たいていのヴァイオリニストは演奏中、世界に入り込んで思わずヘン顔になっちゃってたりってことがままありますが、ヒラリーに限ってはそれはありえないのです。
かといって世界に入り込んでいないわけではない。要するに端正なんですよ、心意気が。人間の感情がとても繊細だということを良く理解するクレバーな人なのです。
けれど演奏を終えた後は必ず可愛らしい笑顔を見せてくれる。不機嫌だったり、そっけなかったりするなんてことは決して無い。
アンコールには必ず「日本語で」曲目を自ら紹介してくれるし、終了後のサイン会も快く開いてくれるし…とても気さくで優しい人でもあるのです。
ついでに、彼女はこうして演奏をし続ける時間の間もいろいろなことを感じたり考えたりしていて、それを後で文字にする稀有な知性も併せ持っているのですからね。
スゴイよ。惚れ惚れします。
あ〜大好きだヒラリー。ホント、逢えて良かった(感涙)。


しかしながら今日のサイン会でパンフレット表紙にいただいたサインは、ペンの種類が悪かったのかなんなのか(まさか水性サインペン?)、文字が浮いてしまってすぐに消えかかってしまい焦りました。触れないように水平に持って大事に持ち帰りましたよ。

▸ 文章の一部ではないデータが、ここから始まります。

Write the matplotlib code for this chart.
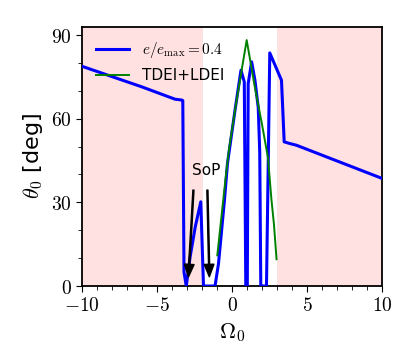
import matplotlib
matplotlib.use("Agg")
import matplotlib.pyplot as plt
from matplotlib.ticker import MultipleLocator, FuncFormatter

plt.rcParams['mathtext.fontset'] = 'cm'

# blue curve: e/e_max = 0.4
omega_blue = [-10, -6.0, -5.9, -3.8, -3.35, -3.28, -3.2, -3.05, -2.79, -2.45, -2.08,
              -1.9, -1.13, -0.9, -0.5, -0.3, 0.2, 0.6, 0.82, 0.92, 1.02, 1.08,
              1.31, 1.53, 1.75, 1.85, 1.92, 2.3, 2.52, 3.3, 3.48, 3.85, 4.29, 10]
theta_blue = [78.8, 71.4, 71.2, 67.0, 66.7, 66.5, 5, 0, 10.5, 21.2, 30.2,
              0, 0, 8, 31, 44, 63, 77.4, 73.2, 0, 0, 72.6,
              80.4, 73.8, 64, 48, 0, 0, 83.6, 73.8, 51.7, 51.1, 50.5, 38.6]

# green curve: TDEI+LDEI
omega_green = [-0.98, -0.8, -0.6, -0.4, -0.2, 0.2, 0.6, 0.98,
               1.5, 2.0, 2.4, 2.63, 2.8, 2.97]
theta_green = [11, 20, 30, 40, 49, 63, 76, 88.2,
               72, 58, 46, 31, 22, 9.6]

pink_regions = [(-10, -1.93), (3.0, 10)]

fig = plt.figure(figsize=(4.07, 3.49), dpi=100)
ax = fig.add_axes([0.2015, 0.1805, 0.737, 0.743])

for a, b in pink_regions:
    ax.axvspan(a, b, color='#ffe1e1', lw=0, zorder=0)

ax.plot(omega_blue, theta_blue, color='blue', lw=2.2, label=r'$e/e_{\max}=0.4$', zorder=3)
ax.plot(omega_green, theta_green, color='green', lw=1.4, label='TDEI+LDEI', zorder=4)

arrow = dict(facecolor='black', edgecolor='black', width=0.8, headwidth=7,
             headlength=9, shrink=0)
ax.annotate('', xy=(-2.9, 3.3), xytext=(-2.57, 34.4), arrowprops=arrow)
ax.annotate('', xy=(-1.51, 3.3), xytext=(-1.64, 34.4), arrowprops=arrow)
ax.text(-1.7, 41.5, 'SoP', fontsize=11, ha='center', va='center')

ax.set_xlim(-10, 10)
ax.set_ylim(0, 93)
ax.xaxis.set_major_locator(MultipleLocator(5))
ax.xaxis.set_minor_locator(MultipleLocator(1))
ax.yaxis.set_major_locator(MultipleLocator(30))
ax.yaxis.set_minor_locator(MultipleLocator(10))
fmt = FuncFormatter(lambda v, p: r'$%g$' % v)
ax.xaxis.set_major_formatter(fmt)
ax.yaxis.set_major_formatter(fmt)
ax.tick_params(which='both', direction='out', top=False, right=False, labelsize=14)
ax.tick_params(which='major', length=4)
ax.tick_params(which='minor', length=3)
for s in ax.spines.values():
    s.set_linewidth(1.3)

ax.set_xlabel(r'$\Omega_0$', fontsize=16)
ax.set_ylabel(r'$\theta_0$ [deg]', fontsize=16)

ax.legend(loc='upper left', frameon=False, fontsize=11, handlelength=2.2)

fig.savefig('out.png', dpi=100)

こんな感じに↓どうにか読める程度にはサインは残りましたが…かなりガッカリ(涙)。



壬生公民館さん、もっとしっかりした油性ペンを用意してくださいよ。
サイン会の規制はかなり厳しくて、サインは会場で買ったCDかパンフのみ、でした。
CDのみ、だったらどうしようかと思ったよ。だってこっちはヒラリーのファンですよ?CDなんてもうみんな持ってるに決まってんじゃん。DVDなんか日本版出るの待てずに輸入版買ったくらいなんだからね。
どこぞのCDショップとの癒着だかなんだか知りませんが、「サインもらえるのはCD買った人だけー」なんていうセコイ商売されたらかないませんよ。
「バイオリンにサインしてもらうんだー」と嬉しそうに言いながら花束と自分のバイオリン持参でやってきている少女が数人おりましたが、彼女たちもガッカリしたことでしょう(私は前回、関係者の某さんに「楽屋に入れてあげる」云々と言われ、のこのことバイオリン持参でやってきましたが、蓋あけたらそんなこと望むべくも無く、それどころかサインはCD買った人だけ!などという状態だったので、今回は最初から無理と諦めてバイオリンは持参しませんでした)。
こういうところにもうちょっと柔軟性があるといいなぁーと思うんだけれど、税金でまかなってる自治体施設だからあまり融通は利かないのかもね。
なにはともあれヒラリーを呼んでくれるだけありがたいのです。もうホント、それだけで十分なんですから、贅沢言っちゃダメですね。
次回の来日公演でも、またこの田舎町に来てもらえますように。再びの女神降臨を祈っています!